_RECORDS FOR PROCESSING:_

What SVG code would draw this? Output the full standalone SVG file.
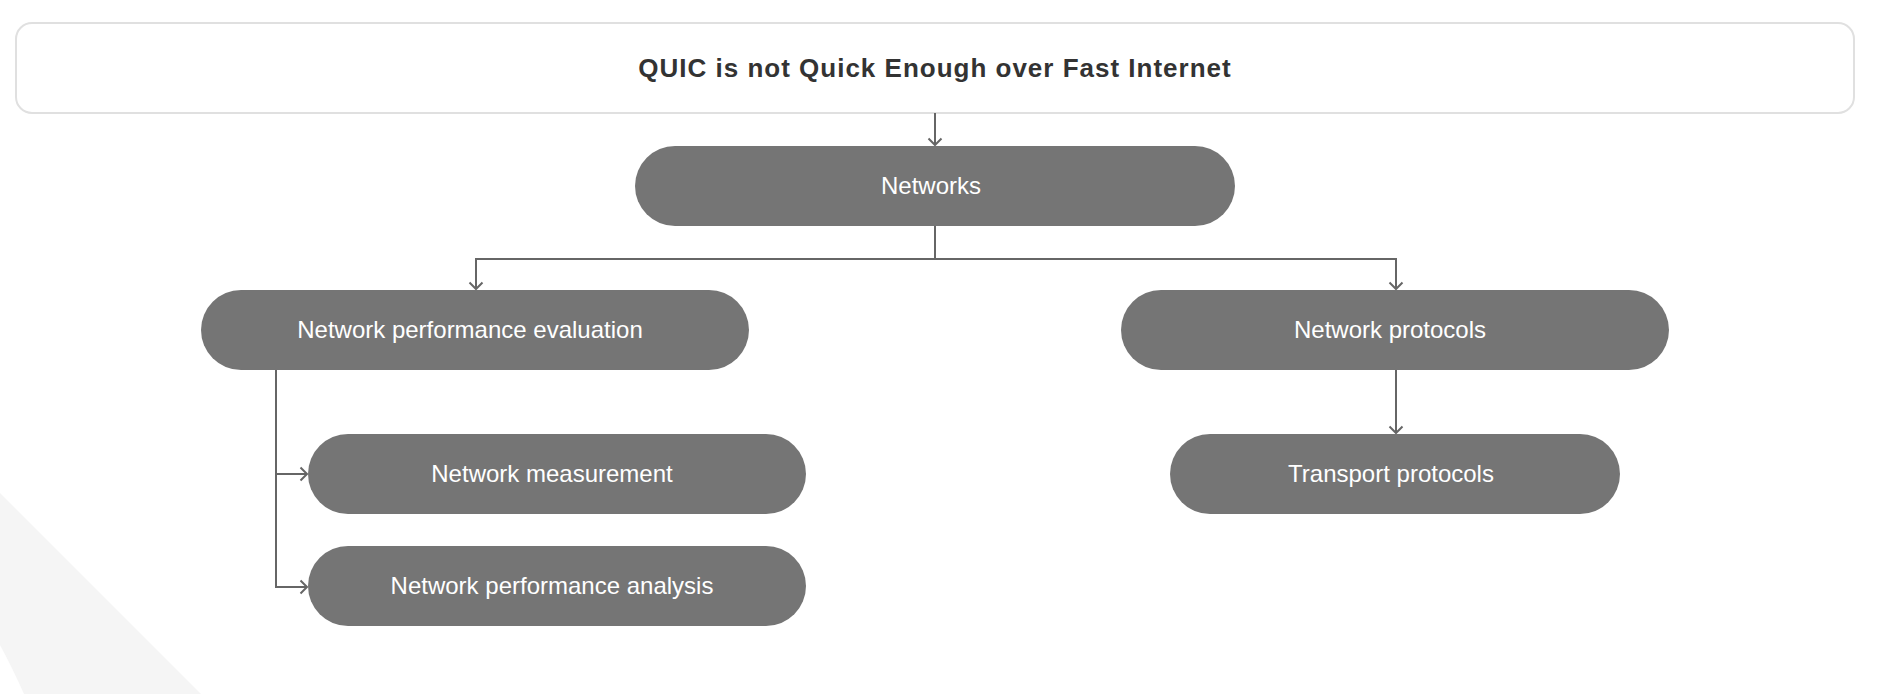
<svg xmlns="http://www.w3.org/2000/svg" width="1880" height="694" viewBox="0 0 1880 694">
  <defs>
    <style>
      .node rect { fill: #757575; }
      .node text { fill: #ffffff; font-family: "Liberation Sans", Arial, sans-serif; font-size: 24px; text-anchor: middle; }
      .title rect { fill: #ffffff; stroke: #e0e0e0; stroke-width: 2; }
      .title text { fill: #333333; font-family: "Liberation Sans", Arial, sans-serif; font-size: 26px; font-weight: bold; letter-spacing: 1px; text-anchor: middle; }
      .conn path { fill: none; stroke: #666666; stroke-width: 2; }
    </style>
    <marker id="arr" markerUnits="userSpaceOnUse" markerWidth="20" markerHeight="20" viewBox="-10 -10 20 20" refX="0" refY="0" orient="auto">
      <path d="M-6.5,-6.5 L0,0 L-6.5,6.5" fill="none" stroke="#666666" stroke-width="2"/>
    </marker>
  </defs>
  <rect width="1880" height="694" fill="#ffffff"/>
  <path d="M0,493 L201,694 L24,694 Q12,667 0,645 Z" fill="#f5f5f5"/>

  <g id="title" class="title">
    <rect x="16" y="23" width="1838" height="90" rx="16" ry="16"/>
    <text x="935" y="77">QUIC is not Quick Enough over Fast Internet</text>
  </g>

  <g id="connectors" class="conn">
    <path d="M935,113 V145" marker-end="url(#arr)"/>
    <path d="M935,226 V259 H476 V289" marker-end="url(#arr)"/>
    <path d="M935,259 H1396 V289" marker-end="url(#arr)"/>
    <path d="M276,370 V474 H307" marker-end="url(#arr)"/>
    <path d="M276,474 V587 H307" marker-end="url(#arr)"/>
    <path d="M1396,370 V433" marker-end="url(#arr)"/>
  </g>

  <g id="n-networks" class="node">
    <rect x="635" y="146" width="600" height="80" rx="40" ry="40"/>
    <text x="931" y="194">Networks</text>
  </g>
  <g id="n-perf-eval" class="node">
    <rect x="201" y="290" width="548" height="80" rx="40" ry="40"/>
    <text x="470" y="338">Network performance evaluation</text>
  </g>
  <g id="n-protocols" class="node">
    <rect x="1121" y="290" width="548" height="80" rx="40" ry="40"/>
    <text x="1390" y="338">Network protocols</text>
  </g>
  <g id="n-measurement" class="node">
    <rect x="308" y="434" width="498" height="80" rx="40" ry="40"/>
    <text x="552" y="482">Network measurement</text>
  </g>
  <g id="n-perf-analysis" class="node">
    <rect x="308" y="546" width="498" height="80" rx="40" ry="40"/>
    <text x="552" y="594">Network performance analysis</text>
  </g>
  <g id="n-transport" class="node">
    <rect x="1170" y="434" width="450" height="80" rx="40" ry="40"/>
    <text x="1391" y="482">Transport protocols</text>
  </g>
</svg>
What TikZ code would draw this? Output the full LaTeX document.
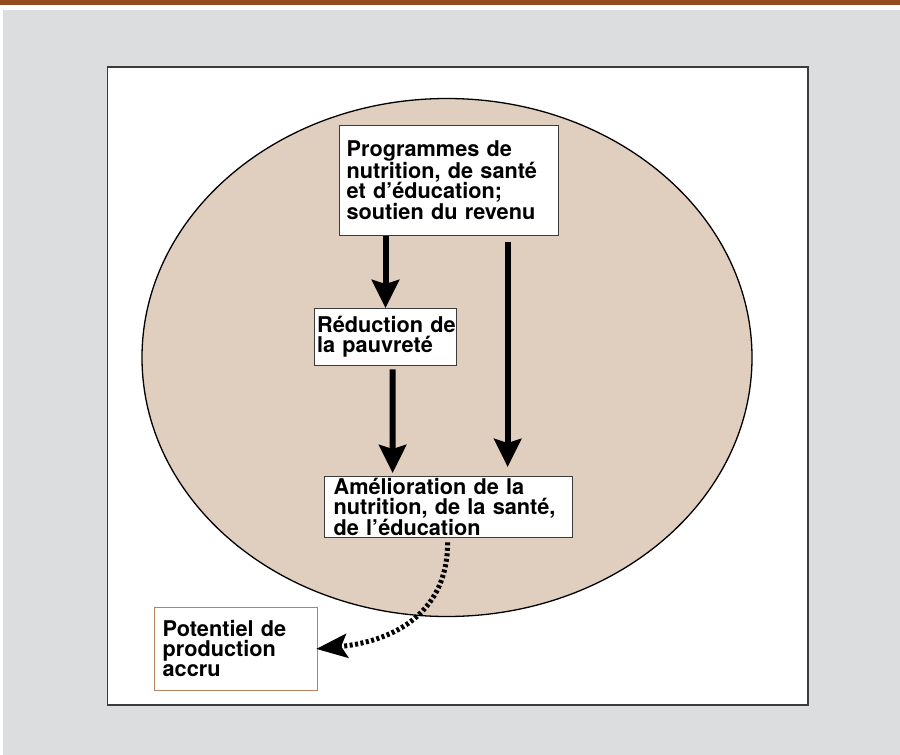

_EXERCISE PROMPT:_ Please transcribe, word for word, every line from the first line of the records above through the line containing "L201,694 L24,694 Q12,667", and leave out any pictures.

_ANSWER:_
What SVG code would draw this? Output the full standalone SVG file.
<svg xmlns="http://www.w3.org/2000/svg" width="1880" height="694" viewBox="0 0 1880 694">
  <defs>
    <style>
      .node rect { fill: #757575; }
      .node text { fill: #ffffff; font-family: "Liberation Sans", Arial, sans-serif; font-size: 24px; text-anchor: middle; }
      .title rect { fill: #ffffff; stroke: #e0e0e0; stroke-width: 2; }
      .title text { fill: #333333; font-family: "Liberation Sans", Arial, sans-serif; font-size: 26px; font-weight: bold; letter-spacing: 1px; text-anchor: middle; }
      .conn path { fill: none; stroke: #666666; stroke-width: 2; }
    </style>
    <marker id="arr" markerUnits="userSpaceOnUse" markerWidth="20" markerHeight="20" viewBox="-10 -10 20 20" refX="0" refY="0" orient="auto">
      <path d="M-6.5,-6.5 L0,0 L-6.5,6.5" fill="none" stroke="#666666" stroke-width="2"/>
    </marker>
  </defs>
  <rect width="1880" height="694" fill="#ffffff"/>
  <path d="M0,493 L201,694 L24,694 Q12,667 0,645 Z" fill="#f5f5f5"/>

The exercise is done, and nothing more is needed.